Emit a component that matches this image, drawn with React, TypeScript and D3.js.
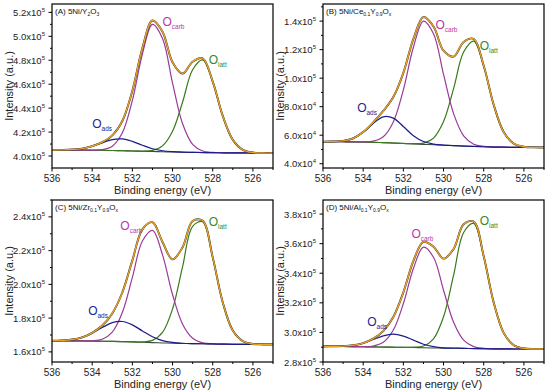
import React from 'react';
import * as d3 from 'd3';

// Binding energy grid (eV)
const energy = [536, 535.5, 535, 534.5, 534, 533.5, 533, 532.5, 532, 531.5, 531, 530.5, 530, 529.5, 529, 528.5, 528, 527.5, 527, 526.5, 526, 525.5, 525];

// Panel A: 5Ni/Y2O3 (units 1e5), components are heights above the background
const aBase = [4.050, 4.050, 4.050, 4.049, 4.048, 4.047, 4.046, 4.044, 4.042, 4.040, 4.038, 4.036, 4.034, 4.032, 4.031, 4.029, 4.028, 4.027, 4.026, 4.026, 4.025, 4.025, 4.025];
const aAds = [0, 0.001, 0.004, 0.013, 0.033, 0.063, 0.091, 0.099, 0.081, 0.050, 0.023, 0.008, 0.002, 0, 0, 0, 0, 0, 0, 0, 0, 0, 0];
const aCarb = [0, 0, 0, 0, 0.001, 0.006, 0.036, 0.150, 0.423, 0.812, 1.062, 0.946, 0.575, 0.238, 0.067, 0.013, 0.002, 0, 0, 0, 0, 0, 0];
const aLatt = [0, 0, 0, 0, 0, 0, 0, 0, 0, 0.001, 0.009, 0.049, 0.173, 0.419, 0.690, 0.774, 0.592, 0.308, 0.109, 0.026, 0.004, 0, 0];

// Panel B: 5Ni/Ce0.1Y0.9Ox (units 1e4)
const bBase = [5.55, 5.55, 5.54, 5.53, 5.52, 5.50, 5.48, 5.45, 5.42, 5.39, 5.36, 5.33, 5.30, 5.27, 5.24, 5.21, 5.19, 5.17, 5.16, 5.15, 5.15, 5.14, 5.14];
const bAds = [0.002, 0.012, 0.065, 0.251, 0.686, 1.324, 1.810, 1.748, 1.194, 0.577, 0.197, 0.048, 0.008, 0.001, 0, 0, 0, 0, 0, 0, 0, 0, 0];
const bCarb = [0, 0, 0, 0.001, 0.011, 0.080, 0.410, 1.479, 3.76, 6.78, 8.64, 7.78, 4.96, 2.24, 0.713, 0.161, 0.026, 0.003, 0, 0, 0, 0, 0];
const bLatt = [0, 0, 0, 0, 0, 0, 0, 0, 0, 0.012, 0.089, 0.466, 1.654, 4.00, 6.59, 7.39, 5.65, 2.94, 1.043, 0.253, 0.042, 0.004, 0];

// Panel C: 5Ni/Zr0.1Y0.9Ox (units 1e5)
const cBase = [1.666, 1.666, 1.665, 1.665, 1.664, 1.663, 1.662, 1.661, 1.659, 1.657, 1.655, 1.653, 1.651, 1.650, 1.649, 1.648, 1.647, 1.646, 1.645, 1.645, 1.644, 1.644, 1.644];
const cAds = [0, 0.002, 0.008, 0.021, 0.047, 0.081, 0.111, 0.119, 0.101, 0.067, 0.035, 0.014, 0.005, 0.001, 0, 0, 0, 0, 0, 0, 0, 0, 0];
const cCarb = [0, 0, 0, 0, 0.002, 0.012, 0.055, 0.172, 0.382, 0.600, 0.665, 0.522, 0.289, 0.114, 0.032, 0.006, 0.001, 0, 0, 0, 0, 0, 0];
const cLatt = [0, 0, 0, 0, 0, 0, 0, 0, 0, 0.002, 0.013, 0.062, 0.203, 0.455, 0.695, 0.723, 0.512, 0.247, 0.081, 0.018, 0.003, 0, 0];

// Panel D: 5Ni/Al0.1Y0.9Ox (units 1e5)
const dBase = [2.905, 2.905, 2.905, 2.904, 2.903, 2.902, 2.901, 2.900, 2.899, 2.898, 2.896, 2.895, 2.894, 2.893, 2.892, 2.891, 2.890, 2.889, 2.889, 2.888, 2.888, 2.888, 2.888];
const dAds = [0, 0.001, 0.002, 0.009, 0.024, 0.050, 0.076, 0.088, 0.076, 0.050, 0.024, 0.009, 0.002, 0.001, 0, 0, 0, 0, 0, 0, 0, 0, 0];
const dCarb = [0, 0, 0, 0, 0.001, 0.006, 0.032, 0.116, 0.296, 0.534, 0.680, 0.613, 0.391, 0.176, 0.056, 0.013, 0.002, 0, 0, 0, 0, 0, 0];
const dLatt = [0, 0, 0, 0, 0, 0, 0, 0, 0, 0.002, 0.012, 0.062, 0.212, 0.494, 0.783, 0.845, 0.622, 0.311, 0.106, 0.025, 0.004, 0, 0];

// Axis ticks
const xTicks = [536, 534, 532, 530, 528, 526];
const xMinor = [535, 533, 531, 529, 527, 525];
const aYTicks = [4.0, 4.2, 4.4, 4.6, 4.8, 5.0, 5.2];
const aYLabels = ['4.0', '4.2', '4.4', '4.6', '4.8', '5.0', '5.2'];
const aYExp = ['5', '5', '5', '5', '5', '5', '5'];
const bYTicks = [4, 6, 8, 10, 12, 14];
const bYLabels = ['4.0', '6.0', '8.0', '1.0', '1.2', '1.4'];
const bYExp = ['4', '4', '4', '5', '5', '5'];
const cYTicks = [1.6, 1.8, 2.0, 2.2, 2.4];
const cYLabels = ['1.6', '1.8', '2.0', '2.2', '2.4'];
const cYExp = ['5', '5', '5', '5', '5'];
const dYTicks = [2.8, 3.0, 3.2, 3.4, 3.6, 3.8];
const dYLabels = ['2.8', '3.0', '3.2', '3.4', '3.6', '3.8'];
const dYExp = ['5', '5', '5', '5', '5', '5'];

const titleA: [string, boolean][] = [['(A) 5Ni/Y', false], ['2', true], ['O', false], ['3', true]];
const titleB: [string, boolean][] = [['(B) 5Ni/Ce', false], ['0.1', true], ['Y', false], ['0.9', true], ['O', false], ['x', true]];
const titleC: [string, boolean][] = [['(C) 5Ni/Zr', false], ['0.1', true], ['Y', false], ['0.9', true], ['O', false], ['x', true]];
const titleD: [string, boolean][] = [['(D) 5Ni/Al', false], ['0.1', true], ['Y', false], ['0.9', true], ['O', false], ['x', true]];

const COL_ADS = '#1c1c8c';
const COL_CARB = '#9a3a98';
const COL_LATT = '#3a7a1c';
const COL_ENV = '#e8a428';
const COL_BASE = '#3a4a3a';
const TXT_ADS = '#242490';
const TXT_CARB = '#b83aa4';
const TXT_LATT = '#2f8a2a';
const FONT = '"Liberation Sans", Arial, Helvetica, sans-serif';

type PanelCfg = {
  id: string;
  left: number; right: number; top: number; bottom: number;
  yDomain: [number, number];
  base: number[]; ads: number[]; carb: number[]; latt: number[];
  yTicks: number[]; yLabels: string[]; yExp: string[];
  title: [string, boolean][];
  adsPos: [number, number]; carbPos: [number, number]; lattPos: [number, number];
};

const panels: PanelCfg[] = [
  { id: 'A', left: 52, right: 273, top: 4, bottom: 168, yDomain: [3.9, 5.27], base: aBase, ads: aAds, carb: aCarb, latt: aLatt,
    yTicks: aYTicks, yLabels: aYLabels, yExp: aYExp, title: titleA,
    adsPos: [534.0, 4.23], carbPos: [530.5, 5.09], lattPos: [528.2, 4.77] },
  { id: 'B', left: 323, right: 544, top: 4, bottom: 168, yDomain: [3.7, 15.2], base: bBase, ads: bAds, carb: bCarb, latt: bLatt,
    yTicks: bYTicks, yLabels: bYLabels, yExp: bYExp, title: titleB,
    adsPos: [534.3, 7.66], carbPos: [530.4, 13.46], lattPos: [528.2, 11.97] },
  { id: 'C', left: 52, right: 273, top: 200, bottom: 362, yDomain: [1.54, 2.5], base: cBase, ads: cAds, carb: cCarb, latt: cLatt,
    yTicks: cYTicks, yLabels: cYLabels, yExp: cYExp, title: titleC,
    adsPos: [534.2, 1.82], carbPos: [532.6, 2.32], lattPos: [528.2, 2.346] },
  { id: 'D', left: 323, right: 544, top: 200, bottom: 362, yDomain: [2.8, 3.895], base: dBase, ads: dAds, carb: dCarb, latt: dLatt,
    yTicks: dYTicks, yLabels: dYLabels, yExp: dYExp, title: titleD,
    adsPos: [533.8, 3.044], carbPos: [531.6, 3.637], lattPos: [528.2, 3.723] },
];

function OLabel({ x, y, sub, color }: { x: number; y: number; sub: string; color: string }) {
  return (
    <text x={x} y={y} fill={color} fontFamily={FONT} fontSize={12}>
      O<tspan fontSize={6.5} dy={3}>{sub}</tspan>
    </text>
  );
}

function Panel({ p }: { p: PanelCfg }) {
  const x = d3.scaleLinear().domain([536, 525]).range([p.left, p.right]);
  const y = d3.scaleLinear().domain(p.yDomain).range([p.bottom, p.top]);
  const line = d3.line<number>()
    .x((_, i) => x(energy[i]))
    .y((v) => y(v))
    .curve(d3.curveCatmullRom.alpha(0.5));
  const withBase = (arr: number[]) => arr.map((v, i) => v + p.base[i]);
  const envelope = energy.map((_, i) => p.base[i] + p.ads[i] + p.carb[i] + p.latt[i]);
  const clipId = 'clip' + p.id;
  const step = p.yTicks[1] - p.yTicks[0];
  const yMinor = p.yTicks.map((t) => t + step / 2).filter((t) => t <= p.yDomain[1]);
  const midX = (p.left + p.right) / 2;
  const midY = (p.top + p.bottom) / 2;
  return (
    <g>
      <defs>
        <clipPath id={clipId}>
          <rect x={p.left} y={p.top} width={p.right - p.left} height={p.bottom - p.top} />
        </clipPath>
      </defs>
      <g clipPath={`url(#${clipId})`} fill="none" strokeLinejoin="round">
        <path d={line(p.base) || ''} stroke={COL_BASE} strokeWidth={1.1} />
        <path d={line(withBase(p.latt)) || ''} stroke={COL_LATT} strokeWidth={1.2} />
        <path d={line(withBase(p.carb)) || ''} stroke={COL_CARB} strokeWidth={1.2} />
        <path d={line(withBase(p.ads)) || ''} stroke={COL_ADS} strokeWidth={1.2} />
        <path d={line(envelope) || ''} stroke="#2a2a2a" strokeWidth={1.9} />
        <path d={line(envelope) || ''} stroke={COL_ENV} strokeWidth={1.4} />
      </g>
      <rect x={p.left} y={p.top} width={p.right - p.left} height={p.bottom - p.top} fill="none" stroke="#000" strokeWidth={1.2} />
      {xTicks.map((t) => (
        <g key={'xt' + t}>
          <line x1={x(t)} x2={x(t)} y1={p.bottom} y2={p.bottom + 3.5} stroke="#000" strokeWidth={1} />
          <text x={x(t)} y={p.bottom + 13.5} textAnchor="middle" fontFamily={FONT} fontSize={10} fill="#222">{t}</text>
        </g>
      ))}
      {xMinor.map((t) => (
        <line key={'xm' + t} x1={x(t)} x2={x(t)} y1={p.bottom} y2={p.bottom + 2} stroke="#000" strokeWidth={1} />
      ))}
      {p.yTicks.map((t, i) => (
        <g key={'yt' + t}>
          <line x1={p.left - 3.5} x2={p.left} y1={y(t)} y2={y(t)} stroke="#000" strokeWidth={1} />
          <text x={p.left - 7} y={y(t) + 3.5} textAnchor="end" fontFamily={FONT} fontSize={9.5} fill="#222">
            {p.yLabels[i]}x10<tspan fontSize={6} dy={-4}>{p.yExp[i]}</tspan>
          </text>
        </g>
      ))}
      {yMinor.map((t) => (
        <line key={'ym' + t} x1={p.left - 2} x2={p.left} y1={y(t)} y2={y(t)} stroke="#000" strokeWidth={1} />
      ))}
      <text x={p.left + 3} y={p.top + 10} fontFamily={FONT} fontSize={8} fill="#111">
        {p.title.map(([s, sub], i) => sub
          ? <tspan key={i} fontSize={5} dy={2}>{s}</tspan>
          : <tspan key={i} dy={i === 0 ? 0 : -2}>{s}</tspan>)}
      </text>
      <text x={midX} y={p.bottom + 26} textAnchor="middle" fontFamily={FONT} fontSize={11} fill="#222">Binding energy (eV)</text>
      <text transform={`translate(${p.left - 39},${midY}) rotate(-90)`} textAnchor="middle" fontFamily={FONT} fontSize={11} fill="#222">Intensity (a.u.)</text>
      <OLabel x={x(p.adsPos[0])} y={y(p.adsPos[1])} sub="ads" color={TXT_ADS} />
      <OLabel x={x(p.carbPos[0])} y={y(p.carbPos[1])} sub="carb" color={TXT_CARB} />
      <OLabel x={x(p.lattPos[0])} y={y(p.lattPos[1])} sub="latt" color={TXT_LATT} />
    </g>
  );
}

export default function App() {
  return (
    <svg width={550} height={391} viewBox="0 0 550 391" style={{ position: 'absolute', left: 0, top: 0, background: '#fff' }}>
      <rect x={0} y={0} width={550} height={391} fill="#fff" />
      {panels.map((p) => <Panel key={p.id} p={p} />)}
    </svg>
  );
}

THE REQUEST.
Omit the pictures, then repeat exactly each line from the beginning of the listing through the line with "import * as d3 from 'd3';".

CORRECT ANSWER.
Emit a component that matches this image, drawn with React, TypeScript and D3.js.
import React from 'react';
import * as d3 from 'd3';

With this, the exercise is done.